The Making of Central to Nowhere

If you've visited Central Queensland's wide open spaces, you'll see that there's often little in the vague, vast distance, but silver grass and long-eared cows. Mango trees are umbrellas of shade as you pull the cotton dress away from sticky skin, wondering where all that perspiration could possibly have come from, since you haven't done a thing. Here iconic homes they call Queenslanders are the lacy ladies of architecture, a legacy to most every Queensland town.

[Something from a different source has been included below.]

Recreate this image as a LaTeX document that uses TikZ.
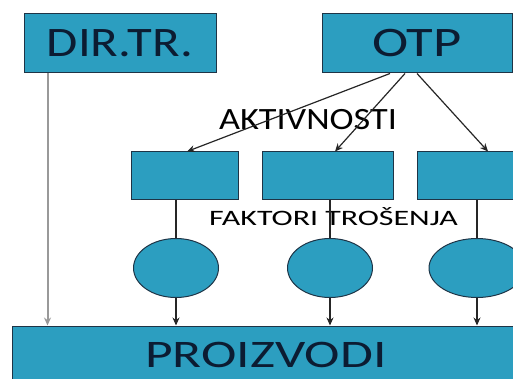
\documentclass[tikz,border=0pt]{standalone}
\usepackage{fontspec}
\setmainfont{Carlito}
\usepackage{tikz}
\usetikzlibrary{positioning,calc,shapes.geometric,arrows.meta}
\tikzset{>={Stealth[length=8pt,width=7pt]}}
\definecolor{boxfill}{RGB}{44,158,192}
\definecolor{boxline}{RGB}{30,52,70}
\definecolor{boxtext}{RGB}{12,28,50}
\tikzset{
  box/.style={draw=boxline,fill=boxfill,line width=1pt,inner sep=0pt,
    text=boxtext},
  drv/.style={draw=boxline,fill=boxfill,line width=1pt,ellipse,inner sep=0pt,
    minimum width=85pt,minimum height=59pt},
  con/.style={line width=1.2pt,draw=black!85}
}

\begin{document}
\begin{tikzpicture}[x=1pt,y=-1pt]
\useasboundingbox (0,0) rectangle (513,379);
\clip (0,0) rectangle (513,379);
\node[box,minimum width=192pt,minimum height=59pt] (dirtr) at (120,43.5)
  {\fontsize{42}{42}\selectfont\scalebox{1.21}[1]{DIR.TR.}};
\node[box,minimum width=190pt,minimum height=59pt] (otp) at (417,43.5)
  {\fontsize{42}{42}\selectfont\scalebox{1.3}[1]{OTP}};
\node[box,minimum width=107pt,minimum height=48pt] (a1) at (184.5,176) {};
\node[box,minimum width=131pt,minimum height=48pt] (a2) at (327.5,176) {};
\node[box,minimum width=120pt,minimum height=48pt] (a3) at (477,176) {};
\node[drv] (e1) at (176,268) {};
\node[drv] (e2) at (330,268) {};
\node[drv,minimum width=96pt] (e3) at (477,268) {};
\node[box,minimum width=508pt,minimum height=64pt] (prod) at (266,358)
  {\raisebox{6pt}{\fontsize{39}{39}\selectfont\scalebox{1.37}[1]{PROIZVODI}}};
\node (akt) at (308,120) {\fontsize{31}{31}\selectfont\scalebox{1.17}[1]{AKTIVNOSTI}};
\node (fakt) at (333.5,216.5) {\fontsize{22}{22}\selectfont\scalebox{1.45}[1]{FAKTORI TROŠENJA}};
% aktivnosti
\draw[con,->] ([xshift=-27pt]otp.south) -- ([xshift=2.5pt]a1.north);
\draw[con,->] ([xshift=-12pt]otp.south) -- ([xshift=7.5pt]a2.north);
\draw[con,->] (otp.south) -- ([xshift=11pt]a3.north);
% faktori trosenja
\foreach \i in {1,2,3} {
  \draw[con] (a\i.south -| e\i) -- (e\i.north);
  \draw[con,->] (e\i.south) -- (e\i.south |- prod.north);
}
\draw[line width=2pt,draw=gray!80,->] ([xshift=24pt]dirtr.south west) -- ([xshift=24pt]dirtr.south west |- prod.north);
\end{tikzpicture}
\end{document}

        There is something quintessentially Australian about this place. It also happens to be central to ... Well, pretty much nowhere. It wasn't just Ivy who thought so. It hit me along with the heat as soon as I touched down. It isn't that Central Queensland is without culture, just that the place is wild, to use an appropriate word. It's a common thing for the fishermen of the Fitzroy to find themselves in the company of crocodiles, see a python curled in a tree or an emu just grazing the plains. For a Central Queenslander, this kind of thing is common place. Seemed I had pitched headlong into red dust and an Australia I had never known. This was when my novel Central to Nowhere was born.

     The cows, and the homestead? Well, that was homegrown experience. I knew how to pluck a chook and milk a cow with the bucket between my legs. So many of Ivy's experiences I had previously lived.

        There's something about the west that has inspired authors for years, and in Central Queensland I found a place I could never forget. Central to Nowhere will be released on April 10th by Rhiza Press. You can preorder my rural romantic comedy now and it will be available to order through stores Australia wide, as well as Amazon and all the usual places. When you read this rural romance, I hope you will fall for its wide skies as I have done. Part of me will always yearn to take the road back.